In times like these, I escape to music. At its very best, music can do something that I cannot: It can simultaneously condemn the ugliness and celebrate the beauty in the world. On a day when Americans in 11 states have decided to vote homophobic bigotry into marriage law, I don't need music to remind me of the injustice that surrounds us. Today I need music for hope, or at least consolation. Here hip-hop can't help me, and instead I turn to the simple poetry of surfer guitar player Jack Johnson.
Jack Johnson "Times Like These"
Liberals are inclined to talk about the president's re-election as if it marks the end of the world, but the slow, cyclical life of the Hawaiian surf has taught Johnson not to overreact to bad waves. From his perspective, the endless back-and-forth power struggles of politics, filled with "those for peace and those for war," are as meaningless as they are inevitable.

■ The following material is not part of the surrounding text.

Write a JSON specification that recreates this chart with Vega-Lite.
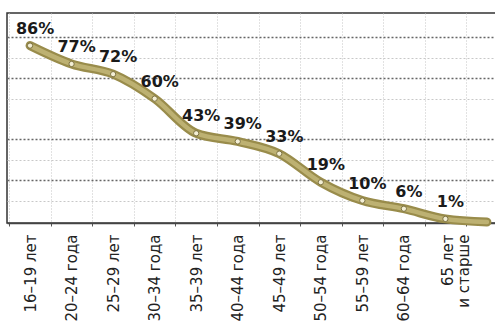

His words are simple, but his subtle wisdom is reassuring: "In times like these/ In times like those/ What will be will be/ And so it goes." All I can do now, Johnson seems to say, is ask God to grant me the serenity to accept the things I cannot change. From the beaches of Honolulu, the politicking in Washington, D.C. seems distant and relatively unimportant to Johnson. When listening to Johnson, I'm not trying to forget or ignore the dirty politics in D.C.; I'm trying to remember the beauty that exists everywhere else.

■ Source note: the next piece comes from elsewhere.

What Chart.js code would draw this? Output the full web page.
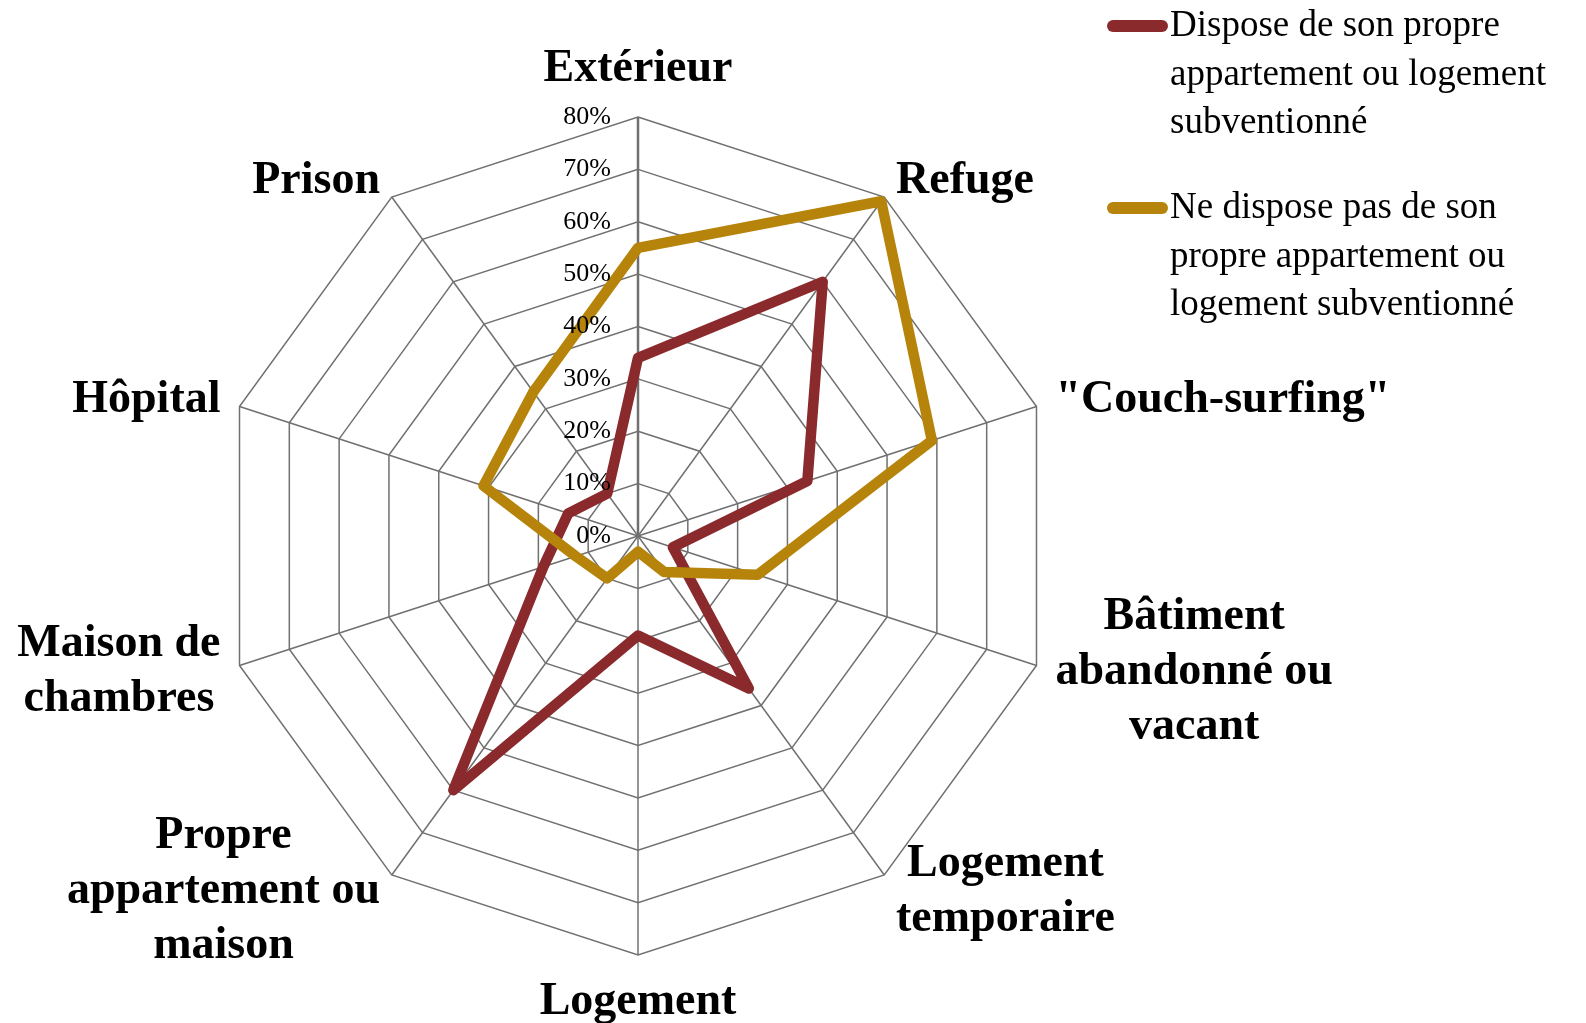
<!DOCTYPE html>
<html lang="fr">
<head>
<meta charset="utf-8">
<title>Radar - logement</title>
<script src="https://cdn.jsdelivr.net/npm/chart.js@4.4.1/dist/chart.umd.min.js"></script>
<style>
  html, body { margin: 0; padding: 0; background: #ffffff; }
  canvas { display: block; }
</style>
</head>
<body>
<canvas id="radarChart" width="1586" height="1023"></canvas>
<script>
// categories (multi-line labels as arrays)
const categories = [
    "Extérieur",
    "Refuge",
    "\"Couch-surfing\"",
    ["Bâtiment", "abandonné ou", "vacant"],
    ["Logement", "temporaire"],
    "Logement",
    ["Propre", "appartement ou", "maison"],
    ["Maison de", "chambres"],
    "Hôpital",
    "Prison"
];

// values in %
const ownHousing = [34, 60, 34, 7, 36, 19, 60, 19, 14, 10];
const noOwnHousing = [55, 79, 59, 24, 8.5, 3, 10, 12.5, 31, 34];

const seriesNames = [
    ["Dispose de son propre", "appartement ou logement", "subventionné"],
    ["Ne dispose pas de son", "propre appartement ou", "logement subventionné"]
];
const seriesColors = ["#8B2A2C", "#B6840A"];

const tickValues = [0, 10, 20, 30, 40, 50, 60, 70, 80];

const SERIF = '"Liberation Serif", "Times New Roman", serif';

// labels, tick texts and legend drawn on top of the chart
const labelPlugin = {
    id: "sketchLabels",
    afterDraw(chart) {
        const scale = chart.scales.r;
        const ctx = chart.ctx;
        ctx.save();

        // point labels
        ctx.font = "bold 46px " + SERIF;
        ctx.fillStyle = "#000";
        ctx.textBaseline = "middle";
        ctx.textAlign = "center";
        const lineH = 55;
        categories.forEach((lab, i) => {
            const lines = Array.isArray(lab) ? lab : [lab];
            const p = scale.getPointPosition(i, scale.drawingArea + 20);
            const a = scale.getIndexAngle(i);
            const s = Math.sin(a), c = Math.cos(a);
            const w = Math.max(...lines.map(l => ctx.measureText(l).width));
            const h = lines.length * lineH;
            let cx = p.x;
            if (s > 0.01) cx = p.x + w / 2;
            else if (s < -0.01) cx = p.x - w / 2;
            let cy = p.y;
            if (Math.abs(s) < 0.01) cy = p.y - c * h / 2;
            lines.forEach((l, k) => {
                ctx.fillText(l, cx, cy - h / 2 + lineH * (k + 0.5));
            });
        });

        // tick labels, left of the first axis
        ctx.font = "26px " + SERIF;
        ctx.textAlign = "right";
        tickValues.forEach(v => {
            const y = scale.yCenter - scale.getDistanceFromCenterForValue(v);
            ctx.fillText(v + "%", scale.xCenter - 27, y);
        });

        // legend
        ctx.font = "37px " + SERIF;
        ctx.textAlign = "left";
        ctx.textBaseline = "alphabetic";
        seriesNames.forEach((lines, i) => {
            const top = 26 + i * 182;
            ctx.strokeStyle = seriesColors[i];
            ctx.lineWidth = 12;
            ctx.lineCap = "round";
            ctx.beginPath();
            ctx.moveTo(1113, top);
            ctx.lineTo(1162, top);
            ctx.stroke();
            lines.forEach((l, k) => {
                ctx.fillText(l, 1170, top + 10 + k * 48.5);
            });
        });

        ctx.restore();
    }
};

const ctx = document.getElementById("radarChart").getContext("2d");

const chart = new Chart(ctx, {
    type: "radar",
    data: {
        labels: categories,
        datasets: [
            {
                label: seriesNames[0].join(" "),
                data: ownHousing,
                borderColor: seriesColors[0],
                backgroundColor: "rgba(0,0,0,0)",
                borderWidth: 10.5,
                borderJoinStyle: "round",
                pointRadius: 0,
                fill: false,
                order: 1
            },
            {
                label: seriesNames[1].join(" "),
                data: noOwnHousing,
                borderColor: seriesColors[1],
                backgroundColor: "rgba(0,0,0,0)",
                borderWidth: 10.5,
                borderJoinStyle: "round",
                pointRadius: 0,
                fill: false,
                order: 0
            }
        ]
    },
    options: {
        responsive: false,
        animation: false,
        layout: {
            padding: { left: 219, top: 117, right: 529, bottom: 68 }
        },
        plugins: {
            legend: { display: false },
            tooltip: { enabled: false }
        },
        scales: {
            r: {
                min: 0,
                max: 80,
                ticks: { display: false, stepSize: 10 },
                pointLabels: { display: false },
                grid: { circular: false, color: "#707070", lineWidth: 1.5 },
                angleLines: {
                    color: "#707070",
                    lineWidth: c => (c.index === 0 ? 2.5 : 1.5)
                }
            }
        }
    },
    plugins: [labelPlugin]
});
</script>
</body>
</html>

Jack Johnson "Cookie Jars"
The problem is not George Bush. The problem is the 59 million Americans who voted for him. Johnson sings, "We only receive what we demand/ And if we want hell then hell is what we'll have."
Why are so many middle-class Americans willing to support a president who does not support their interests? Because the television media coverage of the election was so poor that most voters were woefully uninformed. I understand exactly how Johnson feels when he sings, "I would turn on the TV, but it's so embarrassing." The right-wing bias of Fox News doesn't bother me as much as the general incompetence of television news. Jon Stewart rightfully criticized the political hacks on Crossfire for hurting America by turning politics into some sort of entertainment spectacle. "You're doing theater when you should be doing debate to inform citizens so that they can be knowledgeable," Stewart said.